The Heirloom Tomato Challenge

6/27/17 Caran d'Ache Pablo colored pencils
When I focus on form and color as I do with the simple still lives I’ve been making, two things stand out as the most challenging aspects for me. (Frankly, all aspects are challenging, but I think most about the hardest ones so they are on my mind.)

One is differentiating between local color – the actual hues I see in the heirloom tomato on my desk – and the hues that occur where the light and shade hit the surface of the tomato. My eye sees (and my brain knows) that the dark side of the tomato has some yellow in it, but if I use too much of the actual yellow I “see” there, that bright, warm hue will bring that side of the tomato forward instead of making it recede, and it will no longer look like it’s the dark back side of the tomato. It’s easy to get confused by local color, so I must constantly repeat the mantra I’ve heard in every art class I’ve taken: To make the results “read” accurately, getting the values right is more important than getting the hues right.

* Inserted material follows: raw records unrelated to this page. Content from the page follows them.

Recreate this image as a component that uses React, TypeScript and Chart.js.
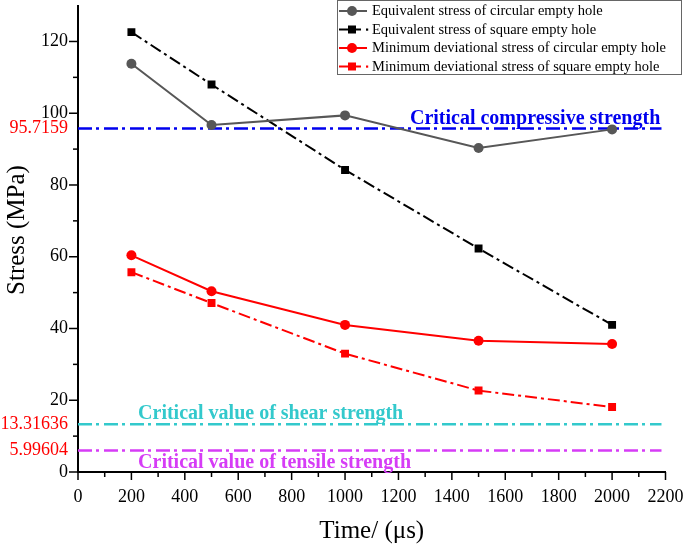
import React, { useEffect, useRef } from "react";
import { Chart, registerables } from "chart.js";

Chart.register(...registerables);

const times = [200, 500, 1000, 1500, 2000];
const eqCircular = [113.8, 96.7, 99.4, 90.3, 95.5];
const eqSquare = [122.6, 108.0, 84.2, 62.3, 41.0];
const minDevCircular = [60.4, 50.4, 41.0, 36.6, 35.7];
const minDevSquare = [55.7, 47.1, 33.0, 22.7, 18.1];

const seriesNames = [
  "Equivalent stress of circular empty hole",
  "Equivalent stress of square empty hole",
  "Minimum deviational stress of circular empty hole",
  "Minimum deviational stress of square empty hole",
];

const criticalValues = [95.7159, 13.31636, 5.99604];
const criticalTickLabels = ["95.7159", "13.31636", "5.99604"];
const criticalNames = [
  "Critical compressive strength",
  "Critical value of shear strength",
  "Critical value of tensile strength",
];
const criticalLineEnd = [0, 2185];
const criticalLabelX = [1243, 225, 225];

const yMajorTicks = [0, 20, 40, 60, 80, 100, 120];
const yMinorTicks = [10, 30, 50, 70, 90, 110];
const xMax = 2200;
const yTitle = "Stress (MPa)";
const xTitle = "Time/ (μs)";

const SERIF = '"Liberation Serif", "Times New Roman", serif';
const GRAY = "#575757";
const BLUE = "#0000ee";
const CYAN = "#33c9cc";
const MAGENTA = "#d63cf6";
const RED = "#ff0000";
const DASH = [12, 4, 3, 4];
const CDASH = [14, 4, 3, 5];

const toXY = (vals: number[]) => vals.map((v, i) => ({ x: times[i], y: v }));

const overlayPlugin = {
  id: "overlay",
  afterDraw(chart: any) {
    const ctx = chart.ctx as CanvasRenderingContext2D;
    const xs = chart.scales.x;
    const ys = chart.scales.y;
    const x0 = xs.left;
    const yb = ys.bottom;
    ctx.save();
    ctx.strokeStyle = "#000";
    ctx.lineWidth = 1.5;
    const drawY = (v: number, len: number) => {
      const p = ys.getPixelForValue(v);
      ctx.beginPath();
      ctx.moveTo(x0 - len, p);
      ctx.lineTo(x0, p);
      ctx.stroke();
    };
    yMajorTicks.forEach((v) => drawY(v, 9));
    yMinorTicks.forEach((v) => drawY(v, 5));
    for (let v = 0; v <= xMax; v += 100) {
      const p = xs.getPixelForValue(v);
      const len = v % 200 === 0 ? 8 : 5;
      ctx.beginPath();
      ctx.moveTo(p, yb);
      ctx.lineTo(p, yb + len);
      ctx.stroke();
    }
    // y axis title
    ctx.save();
    ctx.translate(17, 230);
    ctx.rotate(-Math.PI / 2);
    ctx.fillStyle = "#000";
    ctx.font = `25px ${SERIF}`;
    ctx.textAlign = "center";
    ctx.textBaseline = "middle";
    ctx.fillText(yTitle, 0, 0);
    ctx.restore();

    const colors = [BLUE, CYAN, MAGENTA];
    const offs = [-5, -5.5, 18];
    ctx.font = `bold 20px ${SERIF}`;
    ctx.textAlign = "left";
    ctx.textBaseline = "alphabetic";
    criticalNames.forEach((t, i) => {
      ctx.fillStyle = colors[i];
      ctx.fillText(
        t,
        xs.getPixelForValue(criticalLabelX[i]),
        ys.getPixelForValue(criticalValues[i]) + offs[i]
      );
    });
    const bx = 337.5,
      by = 0.5,
      bw = 344,
      bh = 74;
    ctx.fillStyle = "#fff";
    ctx.fillRect(bx, by, bw, bh);
    ctx.strokeStyle = "#666";
    ctx.lineWidth = 1;
    ctx.strokeRect(bx, by, bw, bh);
    const rows = [11, 29.5, 48, 66.5];
    const cols = [GRAY, "#000", RED, RED];
    const square = [false, true, false, true];
    rows.forEach((ry, i) => {
      ctx.strokeStyle = cols[i];
      ctx.fillStyle = cols[i];
      ctx.lineWidth = 2;
      ctx.beginPath();
      ctx.moveTo(339, ry);
      ctx.lineTo(square[i] ? 361 : 367, ry);
      ctx.stroke();
      if (square[i]) {
        ctx.fillRect(348, ry - 4, 8, 8);
        ctx.fillRect(366, ry - 1, 2.2, 2.2);
      } else {
        ctx.beginPath();
        ctx.arc(352, ry, 5, 0, Math.PI * 2);
        ctx.fill();
      }
      ctx.fillStyle = "#000";
      ctx.font = `14.5px ${SERIF}`;
      ctx.textBaseline = "middle";
      ctx.fillText(seriesNames[i], 372, ry + 0.5);
    });
    ctx.restore();
  },
};

export default function App() {
  const ref = useRef<HTMLCanvasElement | null>(null);
  useEffect(() => {
    document.body.style.margin = "0";
    const canvas = ref.current!;
    const lineDs = (
      label: string,
      vals: number[],
      color: string,
      style: string,
      dash: number[]
    ) => ({
      label,
      data: toXY(vals),
      borderColor: color,
      backgroundColor: color,
      borderWidth: 2,
      borderDash: dash,
      pointStyle: style,
      pointRadius: style === "rect" ? 5.6 : 5,
      pointBorderWidth: 0,
      pointBackgroundColor: color,
      tension: 0,
    });
    const critColors = [BLUE, CYAN, MAGENTA];
    const chart = new Chart(canvas, {
      type: "line",
      data: {
        datasets: [
          lineDs(seriesNames[0], eqCircular, GRAY, "circle", []),
          lineDs(seriesNames[1], eqSquare, "#000", "rect", DASH),
          lineDs(seriesNames[2], minDevCircular, RED, "circle", []),
          lineDs(seriesNames[3], minDevSquare, RED, "rect", DASH),
          ...criticalValues.map((v, i) => ({
            label: criticalNames[i],
            data: criticalLineEnd.map((x) => ({ x, y: v })),
            borderColor: critColors[i],
            borderWidth: 2.5,
            borderDash: CDASH,
            pointRadius: 0,
          })),
        ] as any,
      },
      options: {
        animation: false,
        responsive: false,
        devicePixelRatio: 1,
        layout: { padding: { top: 3, right: 19.5, left: 0, bottom: 0 } },
        plugins: {
          legend: { display: false },
          tooltip: { enabled: false },
        },
        scales: {
          x: {
            type: "linear",
            min: 0,
            max: xMax,
            grid: { display: true, drawOnChartArea: false, drawTicks: false },
            border: { display: true, color: "#000", width: 2 },
            ticks: {
              stepSize: 200,
              color: "#000",
              padding: 14,
              font: { family: SERIF, size: 18 },
              maxRotation: 0,
              autoSkip: false,
              callback: (v: any) => String(v),
            },
            title: {
              display: true,
              text: xTitle,
              color: "#000",
              font: { family: SERIF, size: 25 },
              padding: { top: 0, bottom: 0 },
            },
            afterFit: (s: any) => {
              s.height = 74;
              s.paddingLeft = 0;
              s.paddingRight = 0;
            },
          },
          y: {
            type: "linear",
            min: 0,
            max: 130,
            grid: { display: true, drawOnChartArea: false, drawTicks: false },
            border: { display: true, color: "#000", width: 2 },
            afterBuildTicks: (s: any) => {
              const vals = [...yMajorTicks, ...criticalValues].sort((a, b) => a - b);
              s.ticks = vals.map((v) => ({ value: v }));
            },
            ticks: {
              autoSkip: false,
              padding: 10,
              font: { family: SERIF, size: 18 },
              color: (c: any) =>
                criticalValues.includes(c.tick?.value) ? RED : "#000",
              callback: (v: any) => {
                const i = criticalValues.indexOf(v);
                if (i >= 0) return criticalTickLabels[i];
                return String(v);
              },
            },
            title: { display: false },
            afterFit: (s: any) => {
              s.width = 78;
              s.paddingTop = 0;
              s.paddingBottom = 0;
            },
          },
        },
      },
      plugins: [overlayPlugin],
    });
    return () => chart.destroy();
  }, []);
  return (
    <div style={{ width: 685, height: 546 }}>
      <canvas ref={ref} width={685} height={546} style={{ display: "block" }} />
    </div>
  );
}
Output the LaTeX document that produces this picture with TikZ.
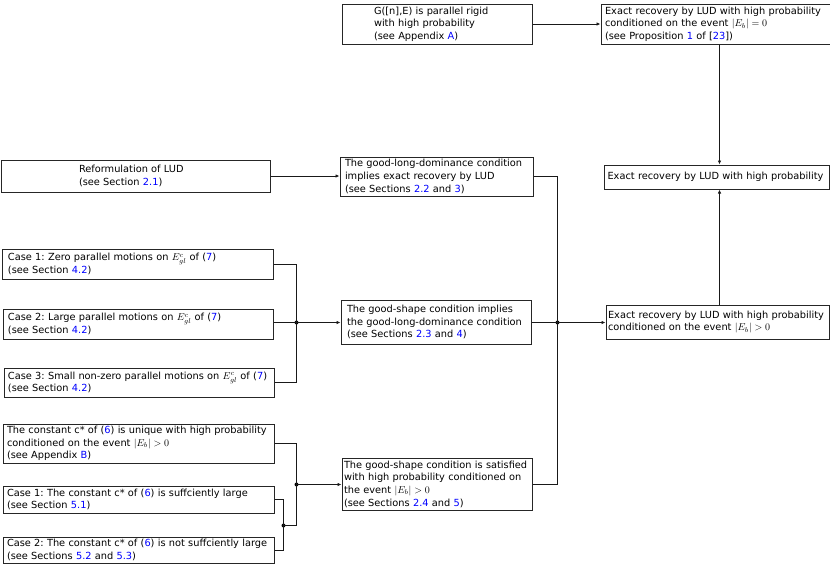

6/28/17 Faber-Castell Polychromos colored pencils
The second struggle is showing the subtle reflection of ambient light on a smooth surface like the skin of a tomato. Since my desktop is matte black, I always put my produce on a sheet of white paper so that it will cast a shadow I can see. But the downside is that the white paper reflects up onto the subject. (Note to self: Get rid of the paper, fake the cast shadow, and lose the paper reflections!) Highlights can be drawn first and saved, but those diffused paper reflections are easy to lose. (The hidden talent of erasers is very helpful when I do lose them.) Actually, strong highlights aren’t that easy, either, because I have too many light sources. My desk lamp creates the intended highlights, which are easy to save because they’re most prominent. But windows on two sides of the room and the overhead lighting also contribute subtle highlights. 

Artistic challenges aside, this particular heirloom tomato was so fantastic in both shape and color that I couldn’t help sketching it twice before it became salad. What an unbelievably crazy form! What gorgeous gradations of color! As much as I love urban sketching, I never see color like that in my ‘hood.

4 comments:

  1. Nooo! All those reflected lights and the soft vs. crisp edges they make are wonderful. Don't ditch the light background that creates them and (gasp) "fake" the shadows!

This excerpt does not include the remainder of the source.